Su nombre auguraba la maldición desde el ensayado melodrama, ya que recuerdo que ella misma afirmaba que su nombre significaba “amargura”, y que era de carácter bíblico, lo que me parecía un poco chocante al ser ella la encantadora jovencita de la butaca de enfrente; prefiero invocar la acepción en arameo que la define como ‘agua dulce’, también bíblica, y también una matriarca de la sensatez. Fue la primera chica a la que le pedí que fuera mi novia, justo a finales de los años noventa, una época más sensata para aprender sobre las afiladas espinas de las rosas que de la moda. Y ella aceptó, un par de veces. No éramos más que unos niños que ni siquiera sabían lo que un verdadero noviazgo significa, pero que se dejaban guiar por los arquetipos del romance televisivo y la revista rosa. Quizá ella comprendía un poco más que todo era un ensayo, por lo que poco duraba cada aventura a la que ella accedía con un poco de gracia. Estuvimos en una danza de días, horas y quizá alguna vez, poco más de una semana, antes de ingresar a una calma incómoda donde nada ocurría. Solía comprarle una rosa por las tardes para entregársela a la mañana siguiente, durante el pequeño universo de las clases cotidianas. Por algún motivo, uno se da el gusto de ser ridículo a esa edad sin mayor pesar. También le escribí cartas (melosas y torpes), le hice algunos dibujos (que entonces me parecían como más que aceptables), y dejaba que comenzaran a florecer las primeras pinceladas de versos en un enorme desorden y escasa técnica. Espero que no haya conservado ni una sola pieza de aquello, ya que la vergüenza sería mucha.

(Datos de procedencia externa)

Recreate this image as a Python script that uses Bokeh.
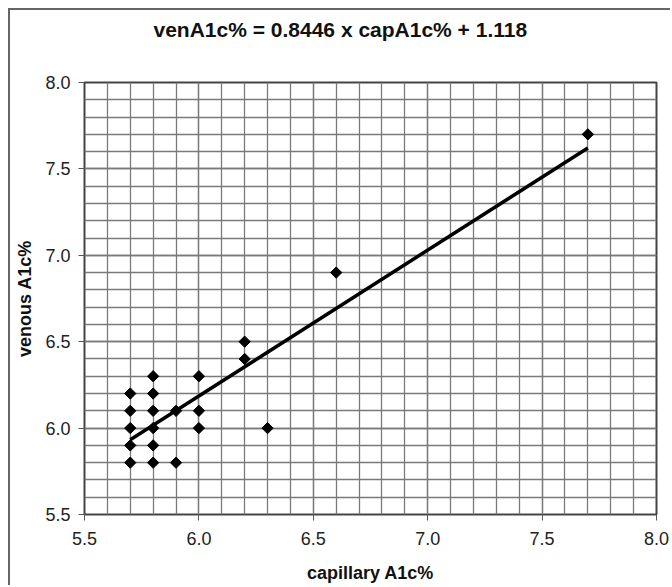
import math
from bokeh.plotting import figure
from bokeh.models import FixedTicker, Range1d, CustomJSTickFormatter, Title
from bokeh.embed import file_html
from bokeh.resources import INLINE

cap = [5.7, 5.7, 5.7, 5.7, 5.7, 5.8, 5.8, 5.8, 5.8, 5.8, 5.8, 5.9, 5.9, 6.0, 6.0, 6.0, 6.2, 6.2, 6.3, 6.6, 7.7]
ven = [6.2, 6.1, 6.0, 5.9, 5.8, 6.3, 6.2, 6.1, 6.0, 5.9, 5.8, 6.1, 5.8, 6.3, 6.1, 6.0, 6.5, 6.4, 6.0, 6.9, 7.7]
slope = 0.8446
intercept = 1.118
fit_x = [min(cap), max(cap)]
fit_y = [slope * x + intercept for x in fit_x]
ticks = [5.5, 6.0, 6.5, 7.0, 7.5, 8.0]
minor = [round(5.5 + 0.1 * i, 1) for i in range(26)]
title_text = "venA1c% = 0.8446 x capA1c% + 1.118"

p = figure(width=662, height=577, output_backend="svg", toolbar_location=None,
           x_range=Range1d(5.5, 8.0), y_range=Range1d(5.5, 8.0),
           min_border_left=74, min_border_top=72, min_border_right=16, min_border_bottom=73)
p.styles = {"border-left": "2px solid #666666", "border-top": "2px solid #666666",
            "margin-left": "8px", "margin-top": "8px"}

# spacer between the title and the plot frame (nearest the frame)
p.add_layout(Title(text=" ", text_font="Liberation Sans", text_font_size="21px", standoff=11), "above")
p.add_layout(Title(text=title_text, align="left", offset=69, standoff=11,
                   text_font="Liberation Sans", text_font_size="21px",
                   text_font_style="bold", text_color="#111111"), "above")

fmt = CustomJSTickFormatter(code="return tick.toFixed(1);")
for ax, lab in ((p.xaxis[0], "capillary A1c%"), (p.yaxis[0], "venous A1c%")):
    ax.ticker = FixedTicker(ticks=ticks, minor_ticks=minor)
    ax.formatter = fmt
    ax.axis_label = lab
    ax.axis_label_text_font = "Liberation Sans"
    ax.axis_label_text_font_style = "bold"
    ax.axis_label_text_font_size = "18px"
    ax.axis_label_text_color = "#111111"
    ax.major_label_text_font = "Liberation Sans"
    ax.major_label_text_font_size = "18px"
    ax.major_label_text_color = "#222222"
    ax.axis_line_color = None
    ax.major_tick_line_color = "#555555"
    ax.major_tick_out = 6
    ax.major_tick_in = 0
    ax.minor_tick_line_color = None

p.xaxis[0].major_label_standoff = 11
p.xaxis[0].axis_label_standoff = 15
p.yaxis[0].major_label_standoff = 8
p.yaxis[0].axis_label_standoff = 7

for g in (p.xgrid[0], p.ygrid[0]):
    g.grid_line_color = "#7a7a7a"
    g.minor_grid_line_color = "#7a7a7a"
    g.grid_line_width = 1.3
    g.minor_grid_line_width = 1.3

p.outline_line_color = "#444444"
p.outline_line_width = 2

p.line(fit_x, fit_y, line_color="black", line_width=3.5)
p.scatter(cap, ven, marker="square", size=8, angle=math.pi / 4, color="black")

open("out.html", "w").write(file_html(p, INLINE))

Recuerdo también que me gustaba mucho, y que al tenerla sentada frente a mí las oportunidades de platicar con ella se multiplicaban, de extraviar la pena y alcanzar alguna excusa para cruzar las miradas. Algo había de amistad, algo de consuelo, de búsqueda (no sé de qué), de ensoñación, con sus labios carnosos y sus gentiles palabras puestas en cada saludo. Los primeros amores son imperfectos, pero se quedan muy guardados en la memoria. A tantos años de distancia, su rostro se mantiene fijo en una habitación reservada para las anchas aventuras de las primeras veces, esos intentos de novato. Ella fue el primer intento de pareja, o mejor dicho, el primer simulacro para encaminarse a una primera novia, que llegaría poco tiempo después, ya con un poco más de experiencia, y una carta del destino que no entendería hasta vividas unas décadas. También aprendí lo que era el capricho, el deseo de salirse con la suya con apoyo de fuerzas más allá de uno mismo, así como tratar de ganarse su favor de varias promesas y pintorescas maneras; para desilusionarse, más que nada de la banalidad de uno mismo. Naturalmente aquello fue un desastre, ya que todo lo que conocía sobre el amor venía de las películas que había visto hasta entonces, por lo que era poco útil en la práctica. Lo que sí fue real, y no recuerdo el motivo exacto, es que dejamos de hablar en algún punto. La separación fue un primer paso al abismo del melodrama personal, un tanto alimentado de igual manera por lo romancesco, la inexperiencia sobre las relaciones con otras personas, así como la infantil necesidad de tomar lo que uno quiere o llorar si no funciona. Quizá esta mujer fuer la verdadera causa de enfilarme a la literatura para darle un mayor esplendor a la autocompasión.
El recuerdo de esa manera de experimentar a la brevedad la estructura de una relación moderna es consistente con lo esperado, ya que apenas se ven atisbos de metodología, de vocación, de nuevas experiencias que nos han de abrir los ojos. En este caso, un torpe pero tierno romance de adolescentes reduce el Romeo y Julieta a un paralelo extrapolado de la neurosis de buscar al otro, con el amplio espectro que reivindica a esa versión tan torpe para identificar que nada se perdía en absoluto en aceptar una negativa en lugar de sacrificar una amistad; pero a veces puede más el ego y la inexperiencia.